You are viewing a plain text version of this content. The canonical link for it is here.
Posted to jira@arrow.apache.org by "Neal Richardson (Jira)" <ji...@apache.org> on 2021/06/25 17:18:00 UTC

[jira] [Commented] (ARROW-13186) [R] Implement type determination more cleanly

    [ https://issues.apache.org/jira/browse/ARROW-13186?page=com.atlassian.jira.plugin.system.issuetabpanels:comment-tabpanel&focusedCommentId=17369591#comment-17369591 ] 

Neal Richardson commented on ARROW-13186:
-----------------------------------------

I did some experimenting and got something that works for the arrow_mask/arrow_eval code paths, but any paths that use tidyselect::eval_select (currently only relocate but presumably others will be added) need slightly different handling and I didn't get the chance to work out a solution there yet.

The idea is that we stick the schema as a "data pronoun" like thing in the data mask, so that any functions called inside arrow_eval() can call up and find it. 

{code}
diff --git a/r/R/dplyr-eval.R b/r/R/dplyr-eval.R
index de68d2f2c..eda40dc23 100644
--- a/r/R/dplyr-eval.R
+++ b/r/R/dplyr-eval.R
@@ -86,9 +86,6 @@ arrow_mask <- function(.data) {
     f_env[[f]] <- fail
   }
 
-  # Assign the schema to the expressions
-  map(.data$selected_columns, ~(.$schema <- .data$.data$schema))
-
   # Add the column references and make the mask
   out <- new_data_mask(
     new_environment(.data$selected_columns, parent = f_env),
@@ -98,5 +95,18 @@ arrow_mask <- function(.data) {
   # TODO: figure out what rlang::as_data_pronoun does/why we should use it
   # (because if we do we get `Error: Can't modify the data pronoun` in mutate())
   out$.data <- .data$selected_columns
+  out$.schema <- .data$.data$schema
   out
 }
+
+arrow_eval_schema <- function() {
+  n <- 1
+  env <- parent.frame(n)
+  while(!identical(env, .GlobalEnv)) {
+    if (".schema" %in% ls(env, all.names = TRUE)) {
+      return(get(".schema", env))
+    }
+    n <- n + 1
+    env <- parent.frame(n)
+  }
+}
{code}

Then each of the is* functions calls arrow_eval_schema() to get it. 

The benefit of something like this is that we avoid the cost of tracking/merging schemas when building expressions and only have to grab it when we need it (which is rarely since none of the other compute kernels require it).

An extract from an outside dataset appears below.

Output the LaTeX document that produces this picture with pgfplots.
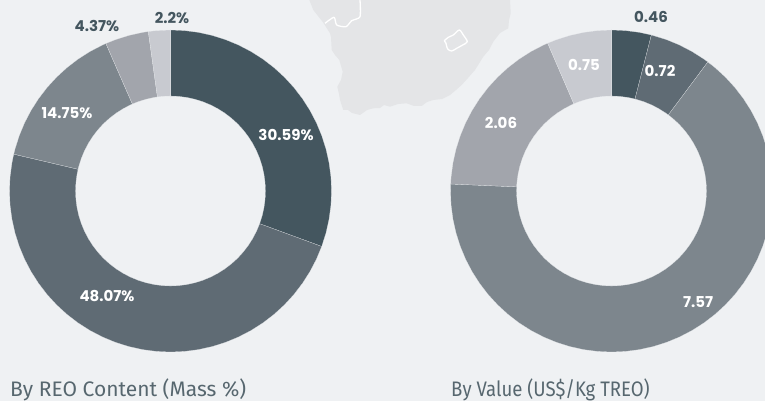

> [R] Implement type determination more cleanly
> ---------------------------------------------
>
>                 Key: ARROW-13186
>                 URL: https://issues.apache.org/jira/browse/ARROW-13186
>             Project: Apache Arrow
>          Issue Type: Improvement
>          Components: R
>    Affects Versions: 5.0.0
>            Reporter: Ian Cook
>            Priority: Major
>
> In the R package, there are several improvements in data type determination in the 5.0.0 release. The implementation of these improvements used a kludge: They made it possible to store a {{Schema}} in an {{Expression}} object in the R package; when set, this {{Schema}} is retained in derivative {{Expression}} objects. This was the most convenient way to make the {{Schema}} available for passing it to the {{type_id()}} method, which requires it. But this introduces a deviation of the R package's {{Expression}} object from the C++ library's {{Expression}} object, and it makes our type determination functions work differently than the other R functions in {{nse_funcs}}.
> The Jira issues in which these somewhat kludgy improvements were made are:
>  * allowing a schema to be stored in the {{Expression}} object, and implementing type determination functions in a way that uses that schema (ARROW-12781)
>  * retaining a schema in derivative {{Expression}} objects (ARROW-13117)
>  * setting an empty schema in scalar literal {{Expression}} objects (ARROW-13119)
> From the perspective of the R package, an ideal way to implement type determination functions would be to call a {{type_id}} kernel through the {{call_function}} interface, but this was rejected in ARROW-13167. Consider other ways that we might improve this implementation.



--
This message was sent by Atlassian Jira
(v8.3.4#803005)